Net losses totaled $964 million (minus $1.44/share) in 1Q2016, compared with a year-ago net loss of $3.78 billion (minus $5.72). Chesapeake said the “primary driver” to the quarterly loss was the result of an $853 million price-related impairment on the carrying value of oil and natural gas properties. Adjusting for the one-time charges, the net loss was $120 million (minus 10 cents/share), versus year-ago profits of $42 million (11 cents).

Revenues declined by 39%, partially offset by improvements to production expenses and general/administrative expenses. Average production expenses fell by 31% year/year and 7% sequentially to $3.36/boe in 1Q2016. G&A expenses were down by 23% year/year and 3% sequentially to 79 cents/boe. Total capital investments were about one-third lower than a year ago at $365 million.

Chesapeake continues “looking at all options to ensure liquidity,” and continued to be in “close alignment” with midstream partners to reduce gas gathering, processing and transportation agreements, CFO Nick Dell’Osso said.

Chesapeake’s debt, closely followed by the investment community, saw its principal balance at the end of March fall slightly to $9.4 billion, from $9.7 billion at the end of 2015 and $11.5 billion at the end of March 2015. In April, Chesapeake amended its $4.0 billion facility, which matures in 2019, and agreed to pledge additional assets as collateral (see Shale Daily, April 11).

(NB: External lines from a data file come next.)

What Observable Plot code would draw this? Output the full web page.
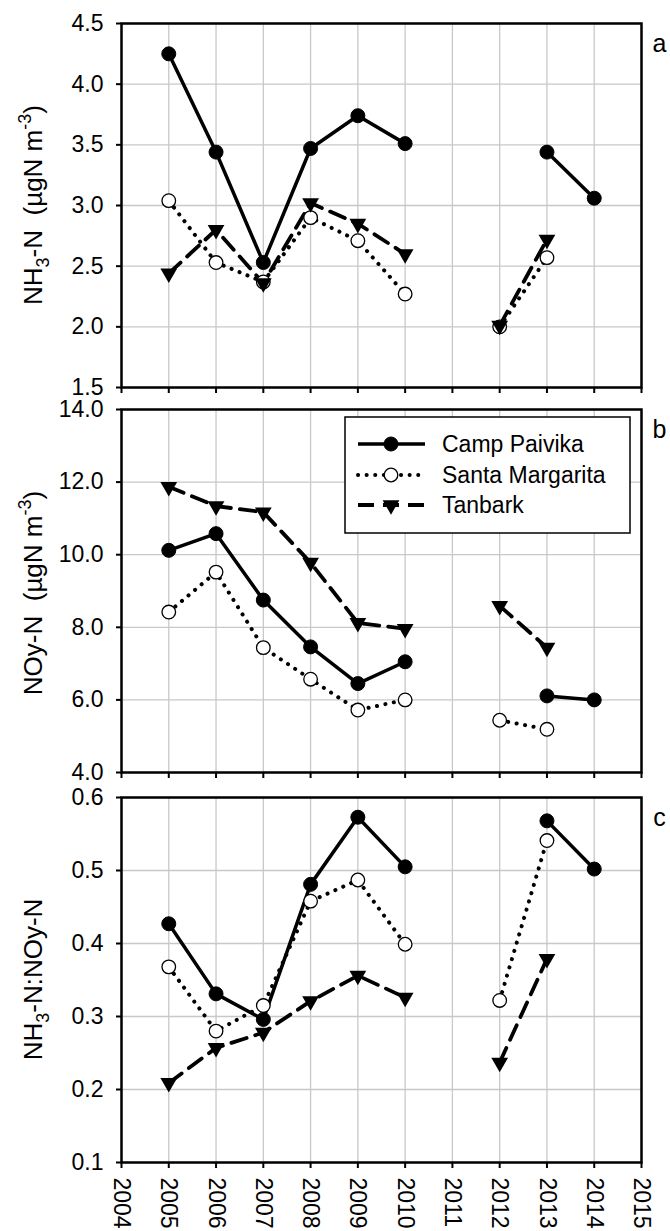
<!DOCTYPE html>
<html>
<head>
<meta charset="utf-8">
<script src="https://cdn.jsdelivr.net/npm/d3@7"></script>
<script src="https://cdn.jsdelivr.net/npm/@observablehq/plot@0.6"></script>
<style>
  html, body { margin: 0; padding: 0; background: white; }
  #chart { position: relative; width: 670px; height: 1231px; overflow: hidden; font-family: "Liberation Sans", Arial, sans-serif; }
  #chart svg { position: absolute; left: 0; }
</style>
</head>
<body>
<div id="chart"></div>
<script>
// ---- data ----
const axisYears = [2004, 2005, 2006, 2007, 2008, 2009, 2010, 2011, 2012, 2013, 2014, 2015];
const dataYears = [2005, 2006, 2007, 2008, 2009, 2010, 2011, 2012, 2013, 2014];
const siteNames = ["Camp Paivika", "Santa Margarita", "Tanbark"];

const nh3CampPaivika    = [4.25, 3.44, 2.53, 3.47, 3.74, 3.51, null, null, 3.44, 3.06];
const nh3SantaMargarita = [3.04, 2.53, 2.37, 2.90, 2.71, 2.27, null, 2.00, 2.57, null];
const nh3Tanbark        = [2.44, 2.80, 2.36, 3.02, 2.85, 2.60, null, 2.01, 2.72, null];

const noyCampPaivika    = [10.12, 10.58, 8.75, 7.46, 6.45, 7.05, null, null, 6.11, 6.00];
const noySantaMargarita = [8.42, 9.52, 7.44, 6.57, 5.72, 6.00, null, 5.44, 5.19, null];
const noyTanbark        = [11.87, 11.34, 11.17, 9.78, 8.12, 7.96, null, 8.59, 7.44, null];

const ratioCampPaivika    = [0.427, 0.331, 0.296, 0.481, 0.573, 0.505, null, null, 0.568, 0.502];
const ratioSantaMargarita = [0.368, 0.280, 0.315, 0.458, 0.487, 0.399, null, 0.322, 0.541, null];
const ratioTanbark        = [0.209, 0.257, 0.278, 0.321, 0.356, 0.326, null, 0.237, 0.379, null];

const yTicksA = [1.5, 2.0, 2.5, 3.0, 3.5, 4.0, 4.5];
const yTicksB = [4.0, 6.0, 8.0, 10.0, 12.0, 14.0];
const yTicksC = [0.1, 0.2, 0.3, 0.4, 0.5, 0.6];

// ---- styles ----
const FONT = "'Liberation Sans', Arial, sans-serif";
const TICK_FONT = 23;
const seriesStyle = {
  "Camp Paivika":    {line: {stroke: "black", strokeWidth: 3.5}, dot: {symbol: "circle", r: 7, fill: "black", stroke: "black", strokeWidth: 1}},
  "Santa Margarita": {line: {stroke: "black", strokeWidth: 4, strokeDasharray: "0.1 8.5", strokeLinecap: "round"}, dot: {symbol: "circle", r: 6.8, fill: "white", stroke: "black", strokeWidth: 1.3}},
  "Tanbark":         {line: {stroke: "black", strokeWidth: 3.8, strokeDasharray: "16 9"}, dot: {symbol: "triangle2", r: 8, fill: "black", stroke: "none", rotate: 180}}
};
const drawOrder = ["Santa Margarita", "Tanbark", "Camp Paivika"];

function rowsFor(seriesValues) {
  return siteNames.flatMap((name, s) => dataYears.map((year, i) => ({site: name, year, value: seriesValues[s][i]})));
}

const container = document.getElementById("chart");

function makePanel({values, yDomain, yTicks, top, height, mt, mb, panelLabel, showYears}) {
  const rows = rowsFor(values);
  const marks = [
    Plot.gridX(axisYears, {stroke: "#c8c8c8", strokeOpacity: 1, strokeWidth: 1.3}),
    Plot.gridY(yTicks, {stroke: "#c8c8c8", strokeOpacity: 1, strokeWidth: 1.3})
  ];
  for (const name of drawOrder) {
    const st = seriesStyle[name];
    const sub = rows.filter(d => d.site === name);
    marks.push(Plot.line(sub, {x: "year", y: "value", ...st.line}));
  }
  for (const name of drawOrder) {
    const st = seriesStyle[name];
    const sub = rows.filter(d => d.site === name && d.value != null);
    marks.push(Plot.dot(sub, {x: "year", y: "value", ...st.dot}));
  }
  marks.push(Plot.frame({stroke: "black", strokeWidth: 2.5}));
  marks.push(Plot.axisY(yTicks, {tickFormat: d3.format(".1f"), tickSize: 5, tickPadding: 13, strokeWidth: 2, label: null, fontSize: TICK_FONT}));
  if (showYears) {
    marks.push(Plot.axisX(axisYears, {tickFormat: d => String(d), tickRotate: 90, tickSize: 6, tickPadding: 9, strokeWidth: 2, label: null, fontSize: TICK_FONT}));
  } else {
    marks.push(Plot.axisX(axisYears, {tickFormat: () => "", tickSize: 6, strokeWidth: 2, label: null}));
  }
  marks.push(Plot.text([panelLabel], {frameAnchor: "top-right", dx: 18, dy: 20, text: d => d, fontSize: 25, fill: "black", textAnchor: "middle", lineAnchor: "middle"}));

  const svg = Plot.plot({
    width: 670,
    height,
    marginLeft: 121,
    marginRight: 29,
    marginTop: mt,
    marginBottom: mb,
    x: {type: "linear", domain: [2004, 2015]},
    y: {type: "linear", domain: yDomain},
    style: {fontFamily: FONT, fontSize: TICK_FONT + "px", color: "black", background: "transparent", overflow: "visible"},
    marks
  });
  svg.style.top = top + "px";
  container.appendChild(svg);
  return svg;
}

function addTitle(svg, cy, parts) {
  const t = d3.select(svg).append("text")
    .attr("transform", `translate(42, ${cy}) rotate(-90)`)
    .attr("text-anchor", "middle")
    .attr("font-family", FONT)
    .attr("font-size", 26)
    .attr("fill", "black");
  let shift = 0;
  for (const p of parts) {
    const ts = t.append("tspan").text(p.text);
    let target = 0;
    if (p.sub) { target = 7; ts.attr("font-size", 18); }
    if (p.sup) { target = -11; ts.attr("font-size", 18); }
    ts.attr("dy", target - shift);
    shift = target;
  }
}

// Panel a
const svgA = makePanel({
  values: [nh3CampPaivika, nh3SantaMargarita, nh3Tanbark],
  yDomain: [1.5, 4.5], yTicks: yTicksA,
  top: 0, height: 400, mt: 23, mb: 13, panelLabel: "a", showYears: false
});
addTitle(svgA, 205, [{text: "NH"}, {text: "3", sub: true}, {text: "-N  (µgN m"}, {text: "-3", sup: true}, {text: ")"}]);

// Panel b
const svgB = makePanel({
  values: [noyCampPaivika, noySantaMargarita, noyTanbark],
  yDomain: [4, 14], yTicks: yTicksB,
  top: 386, height: 400, mt: 23, mb: 14, panelLabel: "b", showYears: false
});
addTitle(svgB, 207, [{text: "NOy-N  (µgN m"}, {text: "-3", sup: true}, {text: ")"}]);

// Legend inside panel b
(function legend() {
  const g = d3.select(svgB).append("g");
  g.append("rect").attr("x", 345).attr("y", 31).attr("width", 285).attr("height", 116)
    .attr("fill", "white").attr("stroke", "black").attr("stroke-width", 1.5);
  const rowsY = [58, 89, 119];
  siteNames.forEach((name, i) => {
    const st = seriesStyle[name];
    const y = rowsY[i];
    const ln = g.append("line").attr("x1", 358).attr("x2", 425).attr("y1", y).attr("y2", y)
      .attr("stroke", "black").attr("stroke-width", st.line.strokeWidth);
    if (st.line.strokeDasharray) ln.attr("stroke-dasharray", st.line.strokeDasharray);
    if (st.line.strokeLinecap) ln.attr("stroke-linecap", st.line.strokeLinecap);
    const sym = st.dot.symbol === "circle" ? d3.symbolCircle : d3.symbolTriangle2;
    const size = Math.PI * st.dot.r * st.dot.r;
    g.append("path").attr("d", d3.symbol(sym, size)())
      .attr("transform", `translate(391, ${y}) rotate(${st.dot.rotate || 0})`)
      .attr("fill", st.dot.fill).attr("stroke", st.dot.stroke).attr("stroke-width", st.dot.strokeWidth || 0);
    g.append("text").attr("x", 442).attr("y", y).attr("dy", "0.35em")
      .attr("text-anchor", "start")
      .attr("font-family", FONT).attr("font-size", 23).attr("fill", "black").text(name);
  });
})();

// Panel c
const svgC = makePanel({
  values: [ratioCampPaivika, ratioSantaMargarita, ratioTanbark],
  yDomain: [0.1, 0.6], yTicks: yTicksC,
  top: 772, height: 459, mt: 25, mb: 69, panelLabel: "c", showYears: true
});
addTitle(svgC, 207.5, [{text: "NH"}, {text: "3", sub: true}, {text: "-N:NOy-N"}]);
</script>
</body>
</html>
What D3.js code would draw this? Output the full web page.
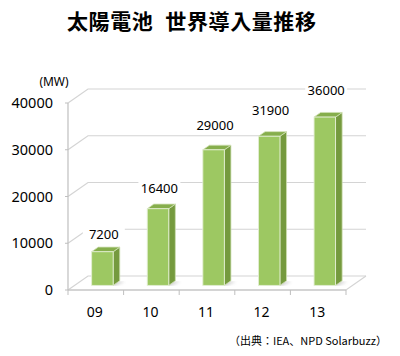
<!DOCTYPE html>
<html><head><meta charset="utf-8">
<script src="https://cdn.jsdelivr.net/npm/d3@7"></script>
<style>
html,body{margin:0;padding:0;background:#fff;}
svg{display:block;}
</style></head>
<body>
<script>
const titleParts = ["太陽電池", "世界導入量推移"];
const unitLabel = "(MW)";
const sourceNote = "（出典：IEA、NPD Solarbuzz）";
const categories = ["09", "10", "11", "12", "13"];
const values = [7200, 16400, 29000, 31900, 36000];
const yTicks = [0, 10000, 20000, 30000, 40000];

const W = 400, H = 356;
const svg = d3.select("body").append("svg").attr("width", W).attr("height", H);

const x = d3.scaleBand().domain(categories).range([68, 346]).padding(0);
const y = d3.scaleLinear().domain([0, 40000]).range([290, 103]);
const D = {dx: 20, dy: -14};
const barW = 21.5;
const f0 = 0.33, f1 = 0.66;

const defs = svg.append("defs");
defs.append("filter").attr("id", "blur").append("feGaussianBlur").attr("stdDeviation", 1.6);

const font = "'Noto Sans','Noto Sans CJK JP',sans-serif";

// title
const t = svg.append("text").attr("y", 29)
  .attr("font-family", "'Noto Sans CJK JP',sans-serif").attr("font-weight", "bold")
  .attr("font-size", 21).attr("letter-spacing", 0.6).attr("fill", "#000");
t.append("tspan").attr("x", 67).text(titleParts[0]);
t.append("tspan").attr("x", 165).text(" " + titleParts[1]).attr("dx", -5);

// back wall gridlines
const grid = svg.append("g");
yTicks.forEach(tk => {
  const yy = y(tk);
  grid.append("path")
    .attr("d", `M${x.range()[0]},${yy} L${x.range()[0] + D.dx},${yy + D.dy} L${x.range()[1] + D.dx},${yy + D.dy}`)
    .attr("fill", "none").attr("stroke", "#d4d4d4").attr("stroke-width", 1.2);
});
// floor
const x0 = x.range()[0], x1 = x.range()[1], y0 = y(0);
grid.append("path")
  .attr("d", `M${x0},${y0} L${x1},${y0} L${x1 + D.dx},${y0 + D.dy}`)
  .attr("fill", "none").attr("stroke", "#d4d4d4").attr("stroke-width", 1.2);

// axis lines
svg.append("line").attr("x1", x0).attr("x2", x0).attr("y1", y(40000)).attr("y2", y0)
  .attr("stroke", "#bfbfbf").attr("stroke-width", 1.2);
svg.append("line").attr("x1", x0).attr("x2", x1).attr("y1", y0).attr("y2", y0)
  .attr("stroke", "#bfbfbf").attr("stroke-width", 1.2);
// x ticks
const xb = categories.map(c => x(c)).concat([x1]);
xb.forEach(v => svg.append("line").attr("x1", v).attr("x2", v).attr("y1", y0).attr("y2", y0 + 5)
  .attr("stroke", "#bfbfbf").attr("stroke-width", 1));
// y ticks
yTicks.forEach(tk => svg.append("line").attr("x1", x0 - 3).attr("x2", x0).attr("y1", y(tk)).attr("y2", y(tk))
  .attr("stroke", "#bfbfbf").attr("stroke-width", 1));

// y tick labels
svg.append("g").selectAll("text").data(yTicks).join("text")
  .attr("x", 53).attr("y", d => y(d)).attr("dy", "0.36em").attr("text-anchor", "end")
  .attr("font-family", font).attr("font-size", 14.5).attr("fill", "#000").text(d => d);

svg.append("text").attr("x", 54).attr("y", 86).attr("text-anchor", "middle")
  .attr("font-family", font).attr("font-size", 12).attr("fill", "#000").text(unitLabel);

// x labels
svg.append("g").selectAll("text").data(categories).join("text")
  .attr("x", d => x(d) + x.bandwidth() / 2 - 1).attr("y", 312).attr("dy", "0.36em").attr("text-anchor", "middle")
  .attr("font-family", font).attr("font-size", 14).attr("fill", "#000").text(d => d);

// bars
const bars = svg.append("g");
categories.forEach((c, i) => {
  const v = values[i];
  const bx = x(c) + (x.bandwidth() - barW) / 2 + D.dx * f0;
  const by0 = y(0) + D.dy * f0;
  const ht = y(0) - y(v);
  const byT = by0 - ht;
  const ddx = D.dx * (f1 - f0), ddy = D.dy * (f1 - f0);
  // shadow
  bars.append("path")
    .attr("d", `M${bx + 2},${by0} L${bx + barW + 2},${by0} L${bx + barW + ddx + 5},${by0 + ddy + 1} L${bx + ddx + 5},${by0 + ddy + 1} Z`)
    .attr("fill", "#8a8a8a").attr("opacity", 0.45).attr("filter", "url(#blur)");
  // side
  bars.append("path")
    .attr("d", `M${bx + barW},${by0} L${bx + barW + ddx},${by0 + ddy} L${bx + barW + ddx},${byT + ddy} L${bx + barW},${byT} Z`)
    .attr("fill", "#759a3e").attr("stroke", "#cfe0b4").attr("stroke-width", 0.8);
  // top
  bars.append("path")
    .attr("d", `M${bx},${byT} L${bx + barW},${byT} L${bx + barW + ddx},${byT + ddy} L${bx + ddx},${byT + ddy} Z`)
    .attr("fill", "#86ae4c").attr("stroke", "#cfe0b4").attr("stroke-width", 0.8);
  // front
  bars.append("rect").attr("x", bx).attr("y", byT).attr("width", barW).attr("height", ht)
    .attr("fill", "#9dc862").attr("stroke", "#e3eed3").attr("stroke-width", 0.9);
});

// value labels with white background
const lbl = svg.append("g");
categories.forEach((c, i) => {
  const cx = x(c) + x.bandwidth() / 2 + 8;
  const cy = y(values[i]) - (20 + values[i] * 0.00033);
  lbl.append("rect").attr("x", cx - 21).attr("y", cy - 9).attr("width", 42).attr("height", 18).attr("fill", "#fff");
  lbl.append("text").attr("x", cx).attr("y", cy).attr("dy", "0.36em").attr("text-anchor", "middle")
    .attr("font-family", font).attr("font-size", 13).attr("fill", "#000").text(values[i]);
});

// source note
svg.append("text").attr("x", 387).attr("y", 341).attr("dy", "0.36em").attr("text-anchor", "end")
  .attr("font-family", "'Noto Sans CJK JP',sans-serif").attr("font-size", 11).attr("fill", "#000").text(sourceNote);
</script>
</body></html>
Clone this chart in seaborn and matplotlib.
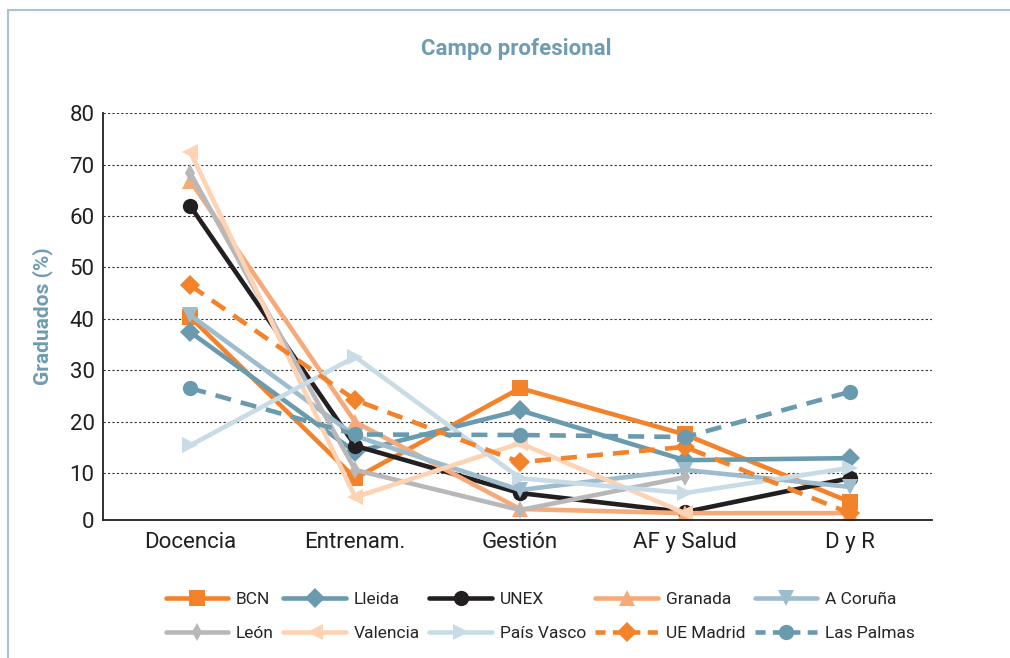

The company also reiterated that it is targeting asset sales of $1.2-1.7 billion of total gross proceeds from asset divestitures by year-end, with most expected to be completed by the end of September. For the expected $950 million in net proceeds currently closed or signed, the net reduction to production is projected to be 35,000 boe/d, 60% weighted to gas.

Since February, Chesapeake has layered on additional hedges for 2016 to help increase cash flow. It has about 476 Bcf of remaining 2016 gas production hedged at $2.71/Mcf and 18.2 million bbl of remaining 2016 oil production hedged at $46.32/bbl, which represents 64% of gas production and 69% of oil output from 2Q2016 through 4Q2016.